Not so much, at least not completely, but maybe a little bit?  Can we hear it?  The hope for peace singing?  From a great distance, but it’s there, if we want to hear it.  We may have to decide first that people we don’t understand and who seem so different, we may need to decide without any real evidence other than our faith, that those who are different are not out to get us.  That the first angel is right, we don’t need to be afraid.  We frankly need to decide that people of different races who marry and people of the same gender who marry actually don’t put our one man-one woman Caucasian marriages at risk.  We absolutely need to decide that being bullies at any age toward any one isn’t an answer to our own insecurities and ultimately won’t make us feel better about ourselves or our families.  And that it’s really o.k. for folks to make their journey to Bethlehem in their own way and their own time and by their own path, even when it’s vastly different than our own.  Jesus is going to be there, and frankly is there, all along the way, for all of us.

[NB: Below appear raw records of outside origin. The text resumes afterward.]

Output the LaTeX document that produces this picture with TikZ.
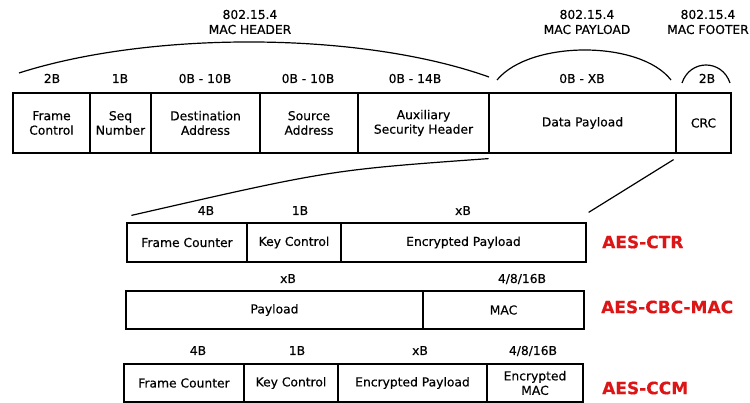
\documentclass[tikz,border=0pt]{standalone}
\usepackage{fontspec}
\setmainfont[FakeBold=0.4]{DejaVu Sans}
\definecolor{aesred}{RGB}{220,22,22}

\begin{document}
\begin{tikzpicture}[x=1pt,y=-1pt,
    every node/.style={inner sep=0pt},
    field/.style={draw,line width=1.2pt,align=center,font=\fontsize{12.3}{14.5}\selectfont},
    size/.style={anchor=base,font=\fontsize{12.3}{14.5}\selectfont},
    title/.style={align=center,font=\fontsize{12.3}{15}\selectfont},
    mode/.style={anchor=west,text=aesred,font=\fontsize{17}{18}\selectfont\bfseries},
    brace/.style={line width=1.2pt}]

  \useasboundingbox (0,0) rectangle (750,403);

  %Notation: {name/left edge/right edge/text}, rows top to bottom
  % 802.15.4 frame
  \foreach \n/\xa/\xb/\t in {fc/13/90/{Frame\\Control},sn/90/151/{Seq\\Number},
      da/151/260/{Destination\\Address},sa/260/358/{Source\\Address},
      ash/358/489/{Auxiliary\\Security Header},dp/489/676/{Data Payload},crc/676/731/{CRC}}{
    \node[field,minimum width=\xb-\xa,minimum height=60] (\n) at ({(\xa+\xb)/2},123) {\t};
  }
  % AES-CTR
  \foreach \n/\xa/\xb/\t in {ctrfc/127/247/{Frame Counter},ctrkc/247/341/{Key Control},
      ctrep/341/586/{Encrypted Payload}}{
    \node[field,minimum width=\xb-\xa,minimum height=39] (\n) at ({(\xa+\xb)/2},242.5) {\t};
  }
  % AES-CBC-MAC
  \foreach \n/\xa/\xb/\t in {cbcpl/126/423/{Payload},cbcmac/423/584/{MAC}}{
    \node[field,minimum width=\xb-\xa,minimum height=38] (\n) at ({(\xa+\xb)/2},310) {\t};
  }
  % AES-CCM
  \foreach \n/\xa/\xb/\t in {ccmfc/124/244/{Frame Counter},ccmkc/244/338/{Key Control},
      ccmep/338/487/{Encrypted Payload},ccmmac/487/583/{Encrypted\\MAC}}{
    \node[field,minimum width=\xb-\xa,minimum height=38] (\n) at ({(\xa+\xb)/2},383) {\t};
  }

  % Field sizes
  \foreach \n/\x/\y/\s in {fc/52/83/2B,sn/120/83/1B,da/205/83/0B - 10B,sa/308/83/0B - 10B,
      ash/415/83/0B - 14B,dp/582/83/0B - XB,crc/707/83/2B,
      ctrfc/206/215/4B,ctrkc/300/215/1B,ctrep/463/215/xB,
      cbcpl/288/283/xB,cbcmac/522/283/{4/8/16B},
      ccmfc/198/355/4B,ccmkc/297/355/1B,ccmep/420/355/xB,ccmmac/533/355/{4/8/16B}}{
    \node[size] (\n-sz) at (\x,\y) {\s};
  }

  % Frame parts
  \node[title] (hdr) at (250,22) {802.15.4\\MAC HEADER};
  \node[title] (pld) at (587,22) {802.15.4\\MAC PAYLOAD};
  \node[title] (ftr) at (708,22) {802.15.4\\MAC FOOTER};
  \draw[brace] (19,73) .. controls (150,31) and (360,31) .. (489,77);
  \draw[brace] (497,80) .. controls (530,40) and (640,40) .. (671,80);
  \draw[brace] (682,83) .. controls (690,59) and (722,59) .. (730,83);

  % Zoom on the payload
  \draw[brace] ([shift={(-1,5)}]ash.south east) .. controls (330,170) .. ([shift={(5,-7)}]ctrfc.north west);
  \draw[brace] ([shift={(-3,6)}]dp.south east) -- ([shift={(2,-10)}]ctrep.north east);

  % Modes
  \node[mode] (ctr) at (602,242) {AES-CTR};
  \node[mode] (cbc) at (601,307) {AES-CBC-MAC};
  \node[mode] (ccm) at (602,388) {AES-CCM};
\end{tikzpicture}
\end{document}
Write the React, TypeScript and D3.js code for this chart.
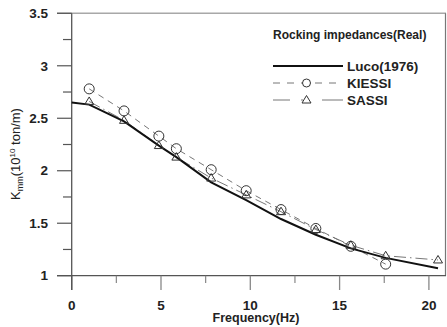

Yup.  Ten days left to get to Bethlehem.  Maybe you already have your gold, frankincense, and myrrh all wrapped and hidden and ready to go.  Maybe you’re a last minute gold, frankincense, and myrrh purchaser with full faith that between FedEx, UPS, Amazon, and DHL, you’ll get them in plenty of time on the 24th with copious instructions on how to put them together in the middle of the night before the 5 a.m. wake-up call on the 25th.  However you are, with your GPS device suctioned to your dash, in the middle of a desert following a star, on hillside being serenaded by angels, or in a community and a nation reflecting on the violence 10 years ago leading up to this day, the journey to Bethlehem is worth the trip.  Ten days to hear the cries from the manger, God has not given up, God has not given in, the Prince of Peace lives and is born anew.  Herod’s QT is open, the pastors still have a few directions at the ready to give, the star is shining, the angels are warming up in the mass choir room, and we humans?  We beloved children of God?  We’re all still walking, like it or not connected together in communities of difference and diversity, toward Bethlehem.